* _YOUR TASK_
Where a line holds the string "image", return that line.

— START OF SOURCE MATERIAL —

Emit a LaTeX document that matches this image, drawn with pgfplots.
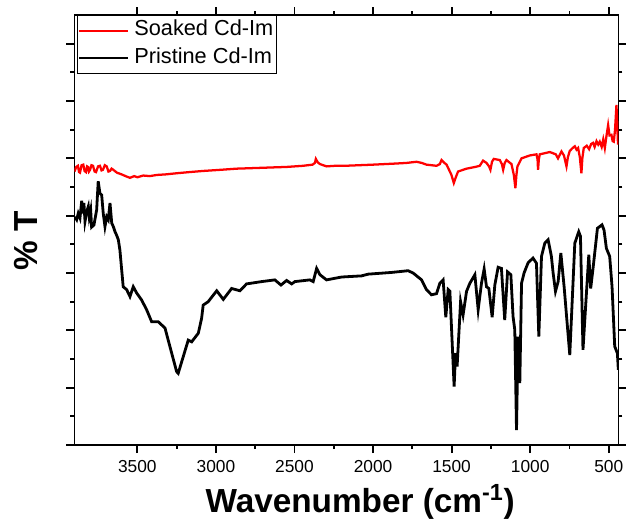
\documentclass[border=0pt]{standalone}
\usepackage{pgfplots}
\pgfplotsset{compat=1.18}
\usepackage{fontspec}
\setmainfont{Liberation Sans}
\begin{document}
\begin{tikzpicture}
\useasboundingbox (-55.875pt,-55.5pt) rectangle (413.625pt,333.75pt);
\begin{axis}[
  at={(0pt,0pt)}, anchor=south west,
  scale only axis, width=408pt, height=322.5pt,
  x dir=reverse, xmin=438, xmax=3900, ymin=0, ymax=7.5,
  xtick={500,1000,...,3500}, minor x tick num=1,
  ytick={0,1,...,7}, minor y tick num=1, yticklabels={},
  tick align=outside, major tick length=6pt, minor tick length=3pt,
  axis line style={line width=1.4pt},
  every tick/.style={line width=1.4pt, black},
  /pgf/number format/assume math mode=true,
  /pgf/number format/1000 sep={},
  ticklabel style={font=\fontsize{13}{15}\selectfont},
  xticklabel style={yshift=-2pt},
  xlabel={\fontsize{25}{30}\selectfont\bfseries Wavenumber (cm\textsuperscript{-1})},
  xlabel style={at={(axis description cs:0.525,-0.158)}, anchor=base},
  ylabel={\fontsize{25}{30}\selectfont\bfseries \% T},
  ylabel style={at={(axis description cs:-0.089,0.474)}, anchor=center, rotate=0},
  legend style={at={(axis description cs:0.004,1)}, anchor=north west, draw=black, line width=0.75pt, fill=white,
    font=\fontsize{16.3}{18}\selectfont, inner xsep=1pt, inner ysep=1pt, column sep=2.5pt,
    nodes={inner xsep=1.5pt, inner ysep=2.35pt, text height=12pt, text depth=4pt}},
  legend cell align=left,
  legend image code/.code={\draw[#1, line width=1.4pt] (0pt,0pt) -- (36.5pt,0pt);},
]
\addplot[red, line width=1.7pt] coordinates {
(3900,4.77) (3889,4.85) (3878,4.87) (3871,4.76) (3865,4.75) (3855,4.88) (3844,4.89) (3836,4.78) (3827,4.76)
(3820,4.86) (3814,4.85) (3808,4.77) (3801,4.80) (3792,4.88) (3782,4.87) (3772,4.77) (3763,4.76)
(3750,4.86) (3738,4.87) (3728,4.79) (3719,4.80) (3707,4.88) (3695,4.86) (3684,4.77) (3674,4.78)
(3664,4.82) (3653,4.80) (3630,4.75) (3600,4.72) (3575,4.69) (3547,4.66) (3520,4.69) (3500,4.67)
(3462,4.70) (3420,4.69) (3377,4.71) (3320,4.72) (3250,4.74) (3170,4.76) (3081,4.78) (2970,4.80)
(2868,4.82) (2760,4.83) (2656,4.84) (2550,4.85) (2445,4.87) (2385,4.89) (2370,4.92) (2364,4.99)
(2352,4.93) (2338,4.90) (2296,4.86) (2240,4.87) (2179,4.87) (1999,4.89) (1850,4.91) (1787,4.92)
(1723,4.94) (1690,4.92) (1660,4.89) (1596,4.87) (1575,4.90) (1564,4.97) (1550,4.93) (1532,4.89)
(1501,4.71) (1486,4.57) (1472,4.68) (1459,4.77) (1405,4.82) (1350,4.85) (1321,4.87) (1300,4.96)
(1278,4.92) (1262,4.86) (1253,4.80) (1243,4.94) (1232,4.99) (1193,4.97) (1180,4.90) (1172,4.80)
(1162,4.92) (1151,4.97) (1119,4.90) (1104,4.71) (1094,4.48) (1088,4.70) (1081,4.86) (1055,5.00)
(1003,5.05) (960,5.07) (953,4.98) (950,4.80) (945,4.98) (939,5.07) (875,5.11) (837,5.07)
(823,5.00) (801,5.12) (785,5.05) (769,4.86) (760,5.02) (748,5.13) (730,5.18) (716,5.21) (705,5.15)
(695,5.18) (684,5.02) (674,4.74) (668,5.00) (659,5.18) (640,5.22) (625,5.16) (612,5.25) (600,5.27)
(590,5.20) (578,5.30) (567,5.24) (557,5.29) (545,5.20) (535,5.33) (525,5.18) (515,5.38) (504,5.58)
(495,5.40) (483,5.41) (475,5.30) (468,5.29) (460,5.50) (451,5.93) (446,5.60) (441,5.24)
};
\addlegendentry{Soaked Cd-Im}
\addplot[black, line width=2.1pt] coordinates {
(3897,3.98) (3886,3.93) (3876,4.04) (3865,3.96) (3854,4.26) (3848,4.04) (3840,4.22) (3833,3.90)
(3822,4.07) (3812,4.16) (3806,3.98) (3797,4.10) (3791,3.80) (3776,3.84) (3759,4.10) (3749,4.60)
(3738,4.39) (3727,4.36) (3717,4.04) (3706,3.81) (3695,3.98) (3685,3.93) (3674,4.22) (3663,3.87)
(3653,3.81) (3642,3.72) (3632,3.66) (3621,3.58) (3611,3.40) (3590,2.76) (3568,2.71) (3547,2.59)
(3526,2.76) (3504,2.65) (3473,2.53) (3441,2.36) (3409,2.15) (3367,2.15) (3324,2.04) (3293,1.72)
(3250,1.28) (3240,1.25) (3176,1.83) (3154,1.80) (3112,1.95) (3091,2.21) (3081,2.44) (3049,2.50)
(2995,2.69) (2953,2.54) (2900,2.73) (2847,2.69) (2805,2.81) (2709,2.85) (2625,2.88) (2586,2.79)
(2550,2.87) (2518,2.81) (2497,2.85) (2402,2.88) (2381,2.85) (2359,3.08) (2338,2.97) (2296,2.88)
(2200,2.93) (2073,2.95) (2031,2.98) (1882,3.01) (1777,3.04) (1745,3.00) (1691,2.88) (1660,2.71)
(1628,2.62) (1596,2.64) (1575,2.82) (1554,2.88) (1537,2.23) (1522,2.71) (1511,2.68) (1484,1.02)
(1475,1.60) (1465,1.37) (1443,2.50) (1427,2.27) (1405,2.68) (1384,2.82) (1352,2.97) (1331,2.36)
(1310,2.82) (1293,3.07) (1278,2.76) (1263,2.73) (1242,2.23) (1225,2.79) (1204,3.10) (1183,3.08)
(1162,2.18) (1144,3.02) (1123,2.97) (1109,2.24) (1098,2.01) (1087,0.26) (1077,1.89) (1066,1.08)
(1055,2.82) (1039,3.00) (1013,3.18) (982,3.26) (960,3.17) (945,1.89) (928,3.29) (907,3.52)
(886,3.58) (865,3.29) (854,3.00) (839,2.68) (822,2.85) (805,3.35) (784,2.76) (748,1.57)
(716,3.52) (691,3.72) (680,3.64) (664,1.66) (627,3.32) (615,2.73) (600,3.08) (572,3.78)
(543,3.84) (530,3.75) (515,3.43) (494,3.29) (479,2.76) (462,1.72) (445,1.60) (439,1.31)
};
\addlegendentry{Pristine Cd-Im}
\end{axis}
\end{tikzpicture}
\end{document}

— END OF SOURCE MATERIAL —

* _TASK RESULT_
Emit a LaTeX document that matches this image, drawn with pgfplots.
  legend image code/.code={\draw[#1, line width=1.4pt] (0pt,0pt) -- (36.5pt,0pt);},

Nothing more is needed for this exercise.